Alton Nolen em foto de 8 de janeiro de 2016 (Foto: AP Photo/Sue Ogrocki)

 

Em 2014, quando Alton Nolen foi preso por decapitar um colega de trabalho e esfaquear outro, alguns foram rápidos em culpar a “radicalização” de Alton Nolen como uma recente conversão ao Islã. Eles poderiam ter categorizado o crime como uma violência em local de trabalho – Nolen estava amargurado por sua suspensão do trabalho em uma fábrica de processamento de alimentos em Oklahoma.

O rótulo de lobo solitário tem sido frequentemente atribuído a assassinos em massa, como o atirador de um cinema em Aurora, Colorado, James Holmes, um homem branco que matou 12 pessoas em 2012. O termo é conveniente para uma sociedade impaciente por aliviar sua ansiedade após um evento tão terrível, diz Mark Hamm, professor de criminologia na Indiana State University e autor do livro “Age of Lone Wolf Terrorism” (Era do terrorismo do lobo solitário).

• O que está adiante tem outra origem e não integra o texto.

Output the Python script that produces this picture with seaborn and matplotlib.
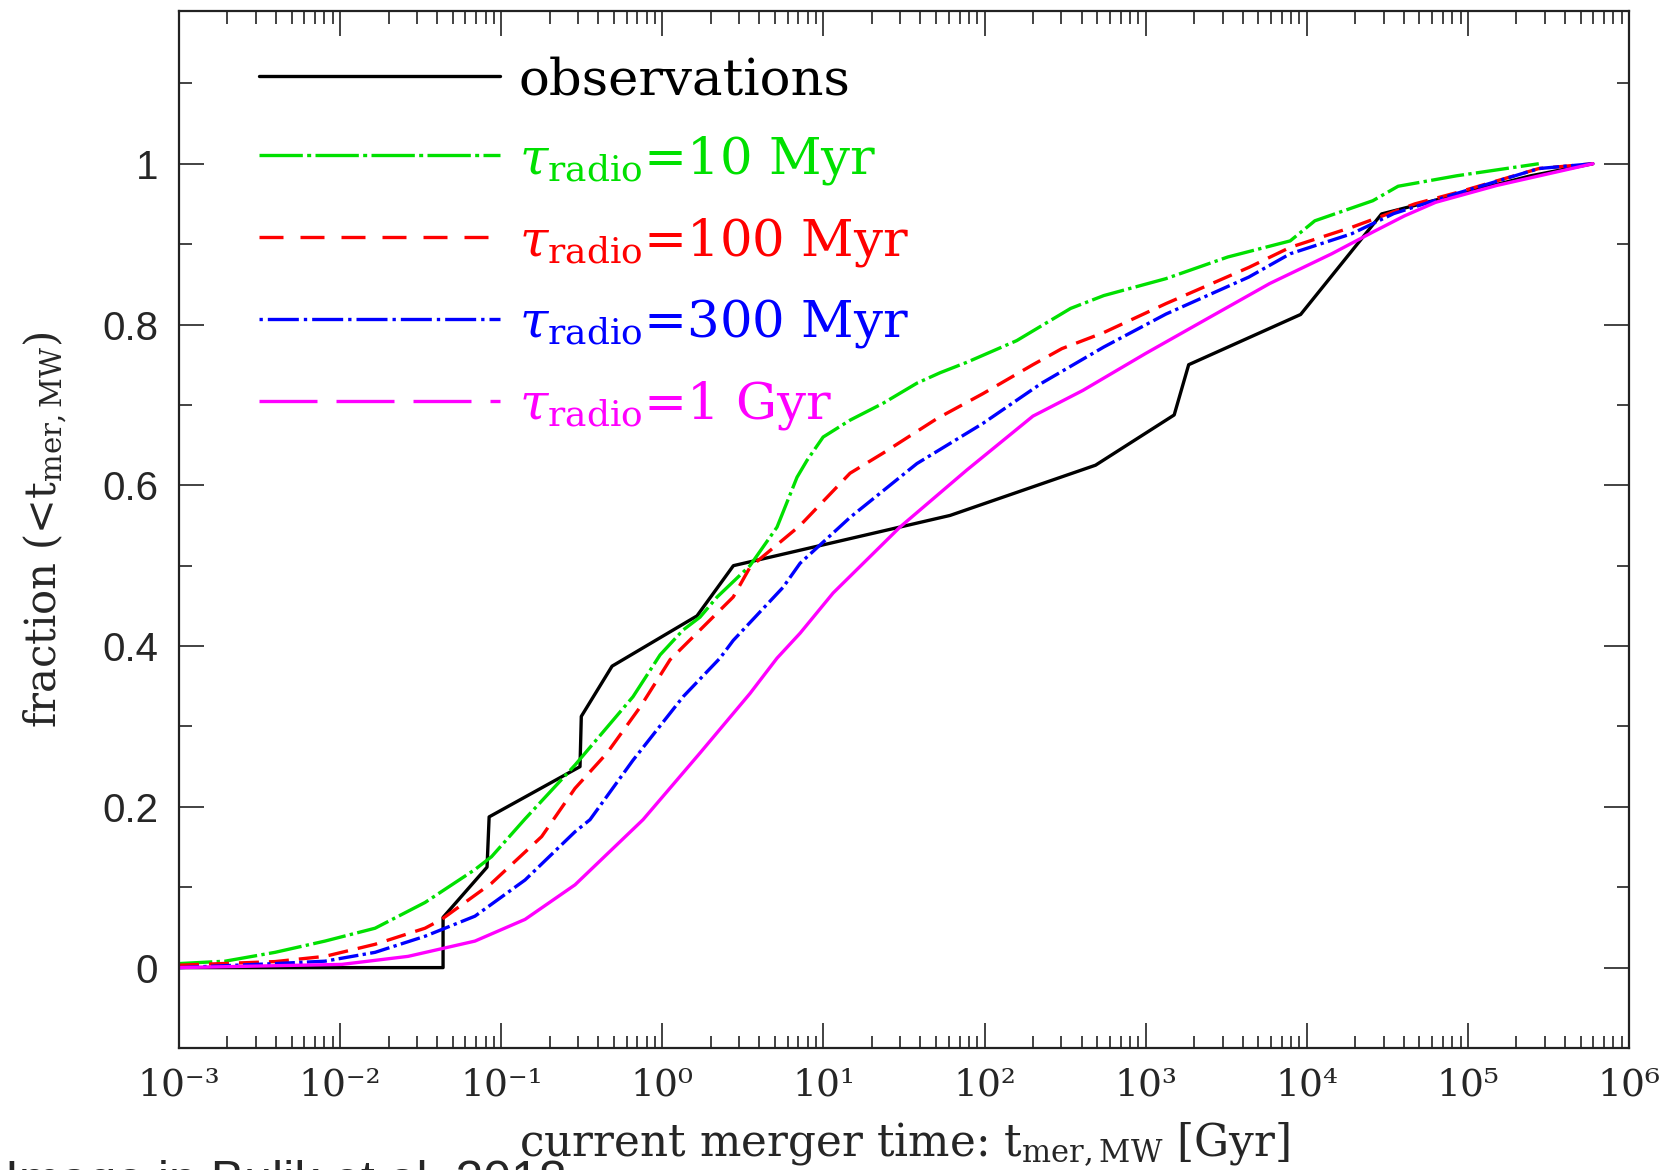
import numpy as np
import matplotlib
matplotlib.use("Agg")
import matplotlib.pyplot as plt
from matplotlib.lines import Line2D
from matplotlib.ticker import LogLocator, MultipleLocator, NullFormatter
import seaborn as sns

# Cumulative fraction vs current merger time.
# x values are stored as log10(t_mer / Gyr)
obs_logt = [-3.0, -1.361, -1.361, -1.088, -1.075, -0.511, -0.503, -0.312, 0.215,
            0.441, 1.786, 2.689, 3.177, 3.267, 3.962, 4.464, 4.59, 5.39, 5.776]
obs_frac = [0.0, 0.0, 0.0625, 0.125, 0.1875, 0.25, 0.3125, 0.375, 0.4375,
            0.5, 0.5625, 0.625, 0.6875, 0.75, 0.8125, 0.9375, 0.944, 0.985, 1.0]

r10_logt = [-3.0, -2.714, -2.404, -2.094, -1.783, -1.473, -1.163, -1.06, -0.852,
            -0.542, -0.182, -0.014, 0.129, 0.234, 0.34, 0.544, 0.712, 0.836, 0.898,
            0.998, 1.165, 1.37, 1.58, 1.724, 1.89, 2.20, 2.534, 2.74, 3.125, 3.51,
            3.897, 4.05, 4.41, 4.567, 4.93, 5.44]
r10_frac = [0.005, 0.008, 0.019, 0.033, 0.049, 0.081, 0.122, 0.138, 0.185,
            0.252, 0.337, 0.389, 0.42, 0.436, 0.461, 0.50, 0.548, 0.61, 0.631,
            0.66, 0.681, 0.702, 0.727, 0.74, 0.753, 0.78, 0.82, 0.836, 0.857, 0.884,
            0.904, 0.929, 0.954, 0.972, 0.985, 1.0]

r100_logt = [-3.0, -2.404, -2.094, -1.783, -1.473, -1.37, -1.06, -0.749, -0.542,
             -0.343, -0.138, 0.048, 0.234, 0.44, 0.544, 0.855, 1.165, 1.37, 1.705,
             1.99, 2.30, 2.48, 2.74, 3.126, 3.64, 3.897, 4.28, 4.67, 4.93, 5.44, 5.776]
r100_frac = [0.003, 0.0075, 0.014, 0.029, 0.049, 0.06, 0.105, 0.163, 0.223,
             0.267, 0.324, 0.383, 0.42, 0.461, 0.498, 0.55, 0.615, 0.64, 0.683,
             0.714, 0.75, 0.77, 0.79, 0.826, 0.871, 0.896, 0.921, 0.950, 0.964, 0.994, 1.0]

r300_logt = [-3.0, -2.404, -2.094, -1.783, -1.473, -1.163, -0.852, -0.542, -0.449,
             -0.182, 0.129, 0.358, 0.44, 0.749, 0.855, 1.165, 1.58, 1.99, 2.354,
             2.74, 3.126, 3.64, 3.897, 4.28, 4.54, 4.93, 5.44, 5.776]
r300_frac = [0.0, 0.005, 0.008, 0.019, 0.039, 0.064, 0.109, 0.169, 0.184,
             0.258, 0.337, 0.385, 0.407, 0.473, 0.503, 0.56, 0.627, 0.677, 0.727,
             0.772, 0.813, 0.859, 0.888, 0.913, 0.938, 0.963, 0.994, 1.0]

r1g_logt = [-3.0, -1.99, -1.578, -1.163, -0.852, -0.542, -0.12, 0.234, 0.544,
            0.712, 0.855, 1.06, 1.475, 1.89, 2.30, 2.61, 3.0, 3.38, 3.77, 4.155,
            4.41, 4.605, 4.80, 5.18, 5.776]
r1g_frac = [0.0, 0.004, 0.014, 0.033, 0.06, 0.103, 0.184, 0.267, 0.341,
            0.385, 0.416, 0.466, 0.548, 0.619, 0.686, 0.718, 0.764, 0.807, 0.851, 0.888,
            0.915, 0.935, 0.952, 0.973, 1.0]

labels = ["observations",
          r"$\tau_{\rm radio}$=10 Myr",
          r"$\tau_{\rm radio}$=100 Myr",
          r"$\tau_{\rm radio}$=300 Myr",
          r"$\tau_{\rm radio}$=1 Gyr"]
colors = ["black", "#00e000", "#ff0000", "#0000ff", "#ff00ff"]

xtick_vals = [1e-3, 1e-2, 1e-1, 1e0, 1e1, 1e2, 1e3, 1e4, 1e5, 1e6]
xtick_labels = ["10⁻³", "10⁻²", "10⁻¹", "10⁰", "10¹", "10²", "10³", "10⁴", "10⁵", "10⁶"]
ytick_vals = [0, 0.2, 0.4, 0.6, 0.8, 1.0]
ytick_labels = ["0", "0.2", "0.4", "0.6", "0.8", "1"]

# line patterns (in linewidth units): plot lines / legend handles
plot_styles = ["-", (0, (10, 1.3, 1, 1.3)), (0, (6, 3)), (0, (6, 1.3, 1, 1.3)), "-"]
legend_styles = ["-", (0, (13, 1.3, 1.2, 1.3)), (0, (7.2, 5.1)),
                 (0, (1, 1.5, 9.3, 1.5)), (0, (17.4, 5.7))]

sns.set_style("ticks")
plt.rcParams["font.family"] = ["DejaVu Serif"]
plt.rcParams["mathtext.fontset"] = "dejavuserif"

fig = plt.figure(figsize=(16.72, 11.70), dpi=100)
ax = fig.add_axes([179 / 1672, 1 - 1048 / 1170, 1450 / 1672, 1037 / 1170])
ax.set_xscale("log")

series = [(obs_logt, obs_frac), (r10_logt, r10_frac), (r100_logt, r100_frac),
          (r300_logt, r300_frac), (r1g_logt, r1g_frac)]
lw = 2.4
for (logt, frac), c, ls in zip(series, colors, plot_styles):
    sns.lineplot(x=10 ** np.array(logt), y=frac, ax=ax, color=c, linestyle=ls,
                 lw=lw, sort=False, estimator=None)

ax.set_xlim(1e-3, 1e6)
ax.set_ylim(-0.1, 1.19)

# ticks
ax.set_xticks(xtick_vals, xtick_labels)
ax.xaxis.set_minor_locator(LogLocator(base=10, subs=np.arange(2, 10), numticks=100))
ax.xaxis.set_minor_formatter(NullFormatter())
ax.set_yticks(ytick_vals, ytick_labels)
ax.yaxis.set_minor_locator(MultipleLocator(0.1))
ax.tick_params(which="both", direction="in", top=True, right=True,
               width=1.2, color="#222222")
ax.tick_params(which="major", length=18)
ax.tick_params(which="minor", length=9)
ax.tick_params(axis="x", labelsize=27, pad=14)
ax.tick_params(axis="y", labelsize=29, pad=15, labelfontfamily="Liberation Sans")
for s in ax.spines.values():
    s.set_linewidth(1.6)
    s.set_color("#222222")

ax.set_xlabel(r"current merger time: t$_{\rm mer,MW}$ [Gyr]", fontsize=31.5, labelpad=12)
ax.set_ylabel(r"fraction (<t$_{\rm mer,MW}$)", fontsize=30, labelpad=23)

handles = [Line2D([], [], color=c, lw=lw, linestyle=ls)
           for c, ls in zip(colors, legend_styles)]
ax.legend(handles, labels, loc="upper left", bbox_to_anchor=(0.055, 0.957),
          frameon=False, fontsize=37, handlelength=4.69, handletextpad=0.37,
          labelspacing=0.56, borderaxespad=0, borderpad=0, labelcolor="linecolor")

fig.text(5 / 1672, 1 - 1160 / 1170, "Image in Bulik et al. 2018", va="top",
         fontsize=36, family="Liberation Sans")

fig.savefig("out.png", dpi=100)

James Holmes comparece à tribunal em 23 de julho de 2012 (Foto: RJ Sangosti/The Denver Post via AP, Pool)

 

“É fácil aderir a essa metáfora”, diz Hamm. “Terrorismo é um termo tão carregado. Existe uma questão étnica nisso”.

Ainda que autoridades federais ou líderes se recusem a definir esses atos, a definição do público é mais ampla, diz Hamm.

“E se a classificação estiver errada?”, ele questiona. “Então tudo o que você fez foi talvez ter acalmado a ansiedade das pessoas naquele momento”.

Autoridades ainda não determinaram um motivo para o ataque em Las Vegas, o mais mortal na história moderna dos EUA, que deixou 58 vítimas mortas e quase 500 feridos durante um festival de música country no domingo.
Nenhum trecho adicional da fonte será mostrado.